While Justin Trudeau approves pipelines in Canada and police forces faces off against anti-pipeline protesters in Standing Rock, North Dakota, India has gone ahead and built the world's biggest solar power plant.
The Kamuthi Solar Power Project in Tamil Nadu has a 648 megawatt capacity — or enough to power 150,000 homes — topping the 550 megawatts of power produced by California's Topaz Solar Farm.
The Kamuthi facility has 2.5 million solar panels which are cleaned daily by solar-powered robots.
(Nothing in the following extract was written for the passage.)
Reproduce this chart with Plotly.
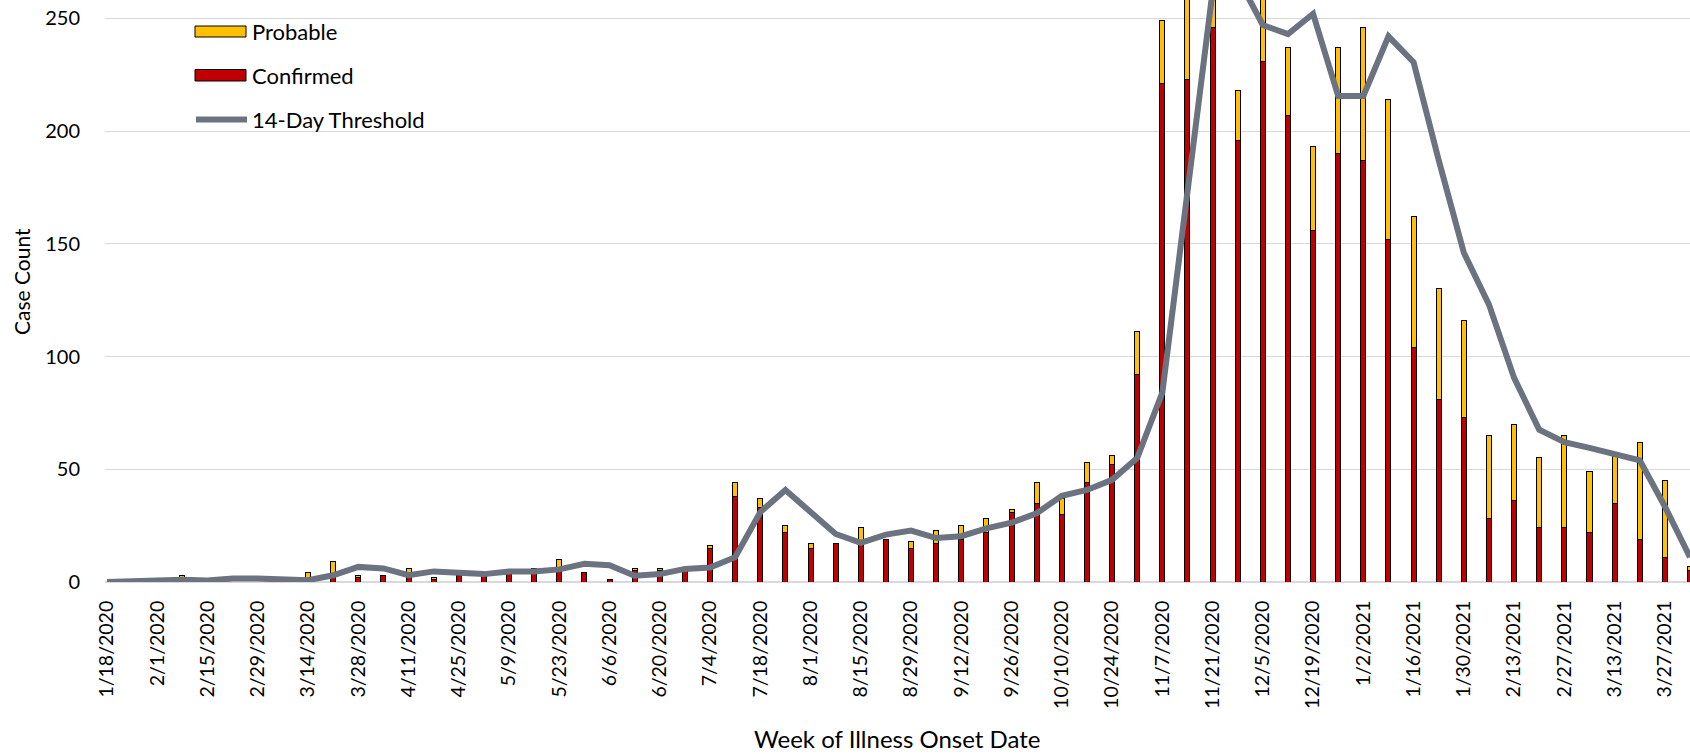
import plotly.graph_objects as go

week_labels = [
    "1/18/2020", "1/25/2020", "2/1/2020", "2/8/2020", "2/15/2020", "2/22/2020",
    "2/29/2020", "3/7/2020", "3/14/2020", "3/21/2020", "3/28/2020", "4/4/2020",
    "4/11/2020", "4/18/2020", "4/25/2020", "5/2/2020", "5/9/2020", "5/16/2020",
    "5/23/2020", "5/30/2020", "6/6/2020", "6/13/2020", "6/20/2020", "6/27/2020",
    "7/4/2020", "7/11/2020", "7/18/2020", "7/25/2020", "8/1/2020", "8/8/2020",
    "8/15/2020", "8/22/2020", "8/29/2020", "9/5/2020", "9/12/2020", "9/19/2020",
    "9/26/2020", "10/3/2020", "10/10/2020", "10/17/2020", "10/24/2020", "10/31/2020",
    "11/7/2020", "11/14/2020", "11/21/2020", "11/28/2020", "12/5/2020", "12/12/2020",
    "12/19/2020", "12/26/2020", "1/2/2021", "1/9/2021", "1/16/2021", "1/23/2021",
    "1/30/2021", "2/6/2021", "2/13/2021", "2/20/2021", "2/27/2021", "3/6/2021",
    "3/13/2021", "3/20/2021", "3/27/2021", "4/3/2021",
]

confirmed = [
    0, 0, 0, 2, 0, 0, 0, 0, 1, 2, 2, 3, 3, 1, 3, 3, 4, 5, 6, 4, 1, 5, 5, 6,
    15, 38, 33, 22, 15, 17, 18, 19, 15, 17, 19, 22, 31, 35, 30, 44, 52, 92,
    221, 223, 246, 196, 231, 207, 156, 190, 187, 152, 104, 81, 73, 28, 36, 24,
    24, 22, 35, 19, 11, 5,
]

probable = [
    0, 0, 0, 1, 0, 0, 0, 0, 3, 7, 1, 0, 3, 1, 0, 0, 1, 1, 4, 0, 0, 1, 1, 0,
    1, 6, 4, 3, 2, 0, 6, 0, 3, 6, 6, 6, 1, 9, 7, 9, 4, 19,
    28, 49, 22, 22, 31, 30, 37, 47, 59, 62, 58, 49, 43, 37, 34, 31,
    41, 27, 22, 43, 34, 2,
]

threshold = [
    0, 0.5, 1, 1, 0.7, 1.5, 1.5, 1.2, 0.8, 3, 6.7, 6, 3, 4.7, 4.1, 3.5, 4.7, 4.7,
    5.6, 8.1, 7.4, 2.8, 3.5, 5.8, 6.4, 11, 31, 40.8, 31, 21.3, 17.4, 21, 22.8,
    19.5, 20.3, 23.8, 26.3, 30.5, 38.2, 40.8, 45.3, 55, 84, 174, 262, 268, 247,
    243, 252, 215.5, 215.5, 242, 230.5, 187, 146, 123, 90.5, 67.5, 62, 59.5, 57,
    54, 33.5, 11,
]

y_ticks = [0, 50, 100, 150, 200, 250]

# ---- layout constants (pixels) ----
W, H = 1690, 754
ML, MR, MT, MB = 105, 0, 0, 172
PW, PH = W - ML - MR, H - MT - MB
FONT = "Lato"


def px_x(p):
    return (p - ML) / PW


def px_y(p):
    return (H - MB - p) / PH


fig = go.Figure()
fig.add_trace(go.Bar(
    x=week_labels, y=confirmed, name="Confirmed", width=0.2,
    marker=dict(color="#C00000", line=dict(color="#000000", width=1)),
))
fig.add_trace(go.Bar(
    x=week_labels, y=probable, name="Probable", width=0.2,
    marker=dict(color="#FFC000", line=dict(color="#000000", width=1)),
))
fig.add_trace(go.Scatter(
    x=week_labels, y=threshold, name="14-Day Threshold", mode="lines",
    line=dict(color="#6B7280", width=6),
))

shapes = [
    dict(type="rect", xref="paper", yref="paper",
         x0=px_x(195), x1=px_x(246), y0=px_y(26), y1=px_y(37),
         fillcolor="#FFC000", line=dict(color="#000000", width=1)),
    dict(type="rect", xref="paper", yref="paper",
         x0=px_x(195), x1=px_x(246), y0=px_y(69.5), y1=px_y(81),
         fillcolor="#C00000", line=dict(color="#000000", width=1)),
    dict(type="line", xref="paper", yref="paper",
         x0=px_x(196), x1=px_x(247), y0=px_y(119.5), y1=px_y(119.5),
         line=dict(color="#6B7280", width=6)),
]

legend_items = [("Probable", 31.5), ("Confirmed", 75.5), ("14-Day Threshold", 119.5)]
annotations = [
    dict(text=t, xref="paper", yref="paper", x=px_x(250), y=px_y(yy),
         xanchor="left", yanchor="middle", showarrow=False,
         font=dict(family=FONT, size=22, color="#000000"))
    for t, yy in legend_items
]
annotations.append(dict(
    text="Case Count", xref="paper", yref="paper", x=px_x(21), y=px_y(282),
    xanchor="center", yanchor="middle", textangle=-90, showarrow=False,
    font=dict(family=FONT, size=21, color="#000000")))
annotations.append(dict(
    text="Week of Illness Onset Date", xref="paper", yref="paper", x=0.5,
    y=px_y(738), xanchor="center", yanchor="middle", showarrow=False,
    font=dict(family=FONT, size=24, color="#000000")))

fig.update_layout(
    width=W, height=H,
    margin=dict(l=ML, r=MR, t=MT, b=MB, autoexpand=False),
    barmode="stack",
    showlegend=False,
    plot_bgcolor="white", paper_bgcolor="white",
    font=dict(family=FONT, color="#000000"),
    shapes=shapes,
    annotations=annotations,
    xaxis=dict(
        type="category", range=[-0.08, 63.0],
        tickvals=week_labels[::2], ticktext=week_labels[::2],
        tickangle=-90, tickfont=dict(family=FONT, size=19.5, color="#000000"),
        showgrid=False, zeroline=False, showline=False,
        ticks="outside", ticklen=10, tickcolor="rgba(0,0,0,0)",
    ),
    yaxis=dict(
        range=[0, 258.1], tickvals=y_ticks,
        tickfont=dict(family=FONT, size=20, color="#000000"),
        showgrid=True, gridcolor="#D9D9D9", gridwidth=1.3,
        zeroline=True, zerolinecolor="#D9D9D9", zerolinewidth=1.5,
        showline=False,
        ticks="outside", ticklen=20, tickcolor="rgba(0,0,0,0)",
    ),
)

fig.write_html(
    "out.html",
    config={"displayModeBar": False},
    post_script=(
        "document.body.style.margin='0';"
        "document.body.style.overflow='hidden';"
        "document.documentElement.style.overflow='hidden';"
    ),
)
Built in eight months at the cost of US$679 million, the Kamuthi facility has 2.5 million solar panels. The panels are cleaned daily by solar-powered robots. Global News compared the 2,500-acre site to the size of 60 Taj Mahals.
According to Al Jazeera, this new plant has pushed India's installed solar capacity past 10 gigawatts, which should make the country "the world's third-biggest solar market from next year onwards, after China and the U.S."
A bird's eye view of the sprawling Kamuthi Solar Power Project in Tamil Nadu, India. (Photo: Adani Green Energy Limited)
India's ambitious renewable energy plan is the country's attempt to address not just climate change -- it is the one of the world's top 10 greenhouse gas emitters — but also the air quality issues that have plagued major cities such as New Delhi.
It's India's goal to produce 40 per cent of its electricity from renewables by 2022, including powering 60 million homes with solar.
The Kamuthi plant is one of nine operated by Adani Green Energy Limited across India. Established last year, the company set itself an ambitious goal to generate 10,000 megawatts of solar power within the next five years.